North Hollywood is going the way of Baltimore, Martin County, and Middlesbrough, England. It has installed “talking cameras,” ostensibly to ward off taggers and people who dump trash.
“Los Angeles police are using motion-activated cameras to warn vandals that they’re being watched,” reports WOAI for NBC News. “The motion triggers a recorded voice that states, ‘This is the Los Angeles Police Department. It is illegal to spray graffiti or dump trash here.’ The voice warns vandals that they are being recorded and will be prosecuted. The camera provides a high-resolution image of the tagger and the vehicle. It can capture an image of a license plate from 250 feet.”
Most people will likely not have a problem with these barking cameras if the devices prevent miscreants from vandalizing private and public property. However, once the public accepts this technology government will as a matter of course begin installing thousands of them at taxpayer expense.
Recall the 70 year old woman arrested for not watering her lawn, or the man arrested because his lawn was brown. Police and city governments find all sorts of reasons to fine, arrest, and even imprison people.
In the not too distant future, cameras may do this job. Imagine every neighborhood in a city with talking cameras monitoring citizens. “Citizen at 1200 Main Street, your lawn is too long. Cut it or face criminal penalty.”
Outrageous? Consider Britain, where the plebs are monitored by trash bin police. In a recent case, a woman was fined £265 for taking her trash bin out to the curb 24 hours early. As the Mail Online reported in May, the government is forcing British families “to name somebody to be in charge of their rubbish under a council’s ‘zero tolerance’ approach to bin collections.

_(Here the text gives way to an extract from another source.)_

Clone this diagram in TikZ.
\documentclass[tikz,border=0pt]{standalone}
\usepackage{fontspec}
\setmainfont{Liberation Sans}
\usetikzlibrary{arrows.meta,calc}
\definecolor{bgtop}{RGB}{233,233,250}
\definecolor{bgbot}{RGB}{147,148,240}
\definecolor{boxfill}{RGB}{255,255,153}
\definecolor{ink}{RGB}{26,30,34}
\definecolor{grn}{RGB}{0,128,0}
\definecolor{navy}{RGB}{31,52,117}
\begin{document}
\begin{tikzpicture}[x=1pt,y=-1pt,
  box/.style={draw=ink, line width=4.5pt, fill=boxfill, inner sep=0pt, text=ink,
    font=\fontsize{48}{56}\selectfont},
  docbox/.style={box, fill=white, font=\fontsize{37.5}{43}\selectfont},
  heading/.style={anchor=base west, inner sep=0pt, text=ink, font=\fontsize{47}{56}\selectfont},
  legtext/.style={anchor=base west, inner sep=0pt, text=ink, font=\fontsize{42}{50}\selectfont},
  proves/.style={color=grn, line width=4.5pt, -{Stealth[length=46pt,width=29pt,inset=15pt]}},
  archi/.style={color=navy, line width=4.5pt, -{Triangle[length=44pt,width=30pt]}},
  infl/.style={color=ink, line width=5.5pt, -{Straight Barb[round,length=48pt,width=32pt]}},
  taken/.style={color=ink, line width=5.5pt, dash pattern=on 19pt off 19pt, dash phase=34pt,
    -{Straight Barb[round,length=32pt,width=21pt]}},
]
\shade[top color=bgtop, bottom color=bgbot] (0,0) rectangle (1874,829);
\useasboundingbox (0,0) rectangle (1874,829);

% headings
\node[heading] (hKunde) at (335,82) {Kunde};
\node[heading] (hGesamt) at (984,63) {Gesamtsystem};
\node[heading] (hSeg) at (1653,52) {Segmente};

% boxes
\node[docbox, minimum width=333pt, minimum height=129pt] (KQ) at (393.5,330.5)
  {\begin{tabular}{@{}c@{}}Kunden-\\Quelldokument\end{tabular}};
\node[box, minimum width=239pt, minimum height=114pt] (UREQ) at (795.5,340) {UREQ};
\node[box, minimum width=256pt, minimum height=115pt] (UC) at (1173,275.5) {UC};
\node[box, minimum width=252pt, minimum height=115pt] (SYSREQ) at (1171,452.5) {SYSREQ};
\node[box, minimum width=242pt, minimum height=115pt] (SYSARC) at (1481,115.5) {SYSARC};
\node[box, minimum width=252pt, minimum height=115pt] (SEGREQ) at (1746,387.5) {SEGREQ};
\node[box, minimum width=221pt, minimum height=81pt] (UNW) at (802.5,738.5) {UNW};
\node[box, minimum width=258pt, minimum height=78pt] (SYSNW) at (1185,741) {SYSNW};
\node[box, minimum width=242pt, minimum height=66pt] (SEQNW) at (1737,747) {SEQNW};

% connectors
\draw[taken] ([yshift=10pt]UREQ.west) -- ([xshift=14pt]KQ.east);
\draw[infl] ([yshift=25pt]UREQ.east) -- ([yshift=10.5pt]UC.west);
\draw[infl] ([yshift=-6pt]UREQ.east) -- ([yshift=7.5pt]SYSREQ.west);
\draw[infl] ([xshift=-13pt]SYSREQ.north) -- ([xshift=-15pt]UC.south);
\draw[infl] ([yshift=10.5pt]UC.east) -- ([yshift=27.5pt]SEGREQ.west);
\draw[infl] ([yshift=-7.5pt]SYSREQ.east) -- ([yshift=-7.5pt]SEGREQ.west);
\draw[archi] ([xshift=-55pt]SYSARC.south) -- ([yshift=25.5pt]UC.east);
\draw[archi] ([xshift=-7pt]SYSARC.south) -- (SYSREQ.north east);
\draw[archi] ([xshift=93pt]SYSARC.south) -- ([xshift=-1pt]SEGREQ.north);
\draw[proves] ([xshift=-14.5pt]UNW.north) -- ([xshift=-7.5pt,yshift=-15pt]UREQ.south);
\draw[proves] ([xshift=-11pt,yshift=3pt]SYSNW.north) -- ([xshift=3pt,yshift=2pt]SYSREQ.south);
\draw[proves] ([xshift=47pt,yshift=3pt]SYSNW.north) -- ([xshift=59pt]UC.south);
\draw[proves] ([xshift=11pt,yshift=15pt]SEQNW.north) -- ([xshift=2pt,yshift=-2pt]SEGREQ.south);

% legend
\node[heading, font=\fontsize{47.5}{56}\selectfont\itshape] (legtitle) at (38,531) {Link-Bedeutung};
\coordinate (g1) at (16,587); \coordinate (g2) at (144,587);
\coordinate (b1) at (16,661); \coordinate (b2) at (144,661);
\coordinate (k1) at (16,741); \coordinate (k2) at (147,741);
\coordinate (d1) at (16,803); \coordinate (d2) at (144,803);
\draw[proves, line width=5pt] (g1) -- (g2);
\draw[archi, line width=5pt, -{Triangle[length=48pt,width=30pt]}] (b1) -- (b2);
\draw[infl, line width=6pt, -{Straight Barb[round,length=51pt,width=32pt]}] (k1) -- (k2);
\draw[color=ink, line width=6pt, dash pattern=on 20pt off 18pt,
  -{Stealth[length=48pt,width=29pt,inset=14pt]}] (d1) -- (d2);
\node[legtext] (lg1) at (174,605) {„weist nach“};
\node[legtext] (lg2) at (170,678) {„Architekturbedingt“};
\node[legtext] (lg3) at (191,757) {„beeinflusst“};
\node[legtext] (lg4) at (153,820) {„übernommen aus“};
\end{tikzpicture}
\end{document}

The named individual faces £100 fines and a criminal record if their household then puts the wrong rubbish in its wheelie bins, puts them out too soon, or puts them in the wrong place.” In addition, the individual will be obliged “to give officials a breakdown of everyone who lives in their home, together with intimate information including details of medical conditions.”
Of course, this has nothing to do with garbage bins. It has to do with the state intruding on the lives of citizens under the flimsiest of excuses.
Same mindset applies to the installation of cameras that bark orders and make threats. Today the cameras ward off taggers, tomorrow they will be put everywhere and used to monitor and control the behavior of citizens.
As Orwell’s Winston Smith knew, the telescreens watched the citizens constantly. “He sat as still as he could on the narrow bench, with his hands crossed on his knee. He had already learned to sit still. If you made unexpected movements they yelled at you from the telescreen,” writes Orwell.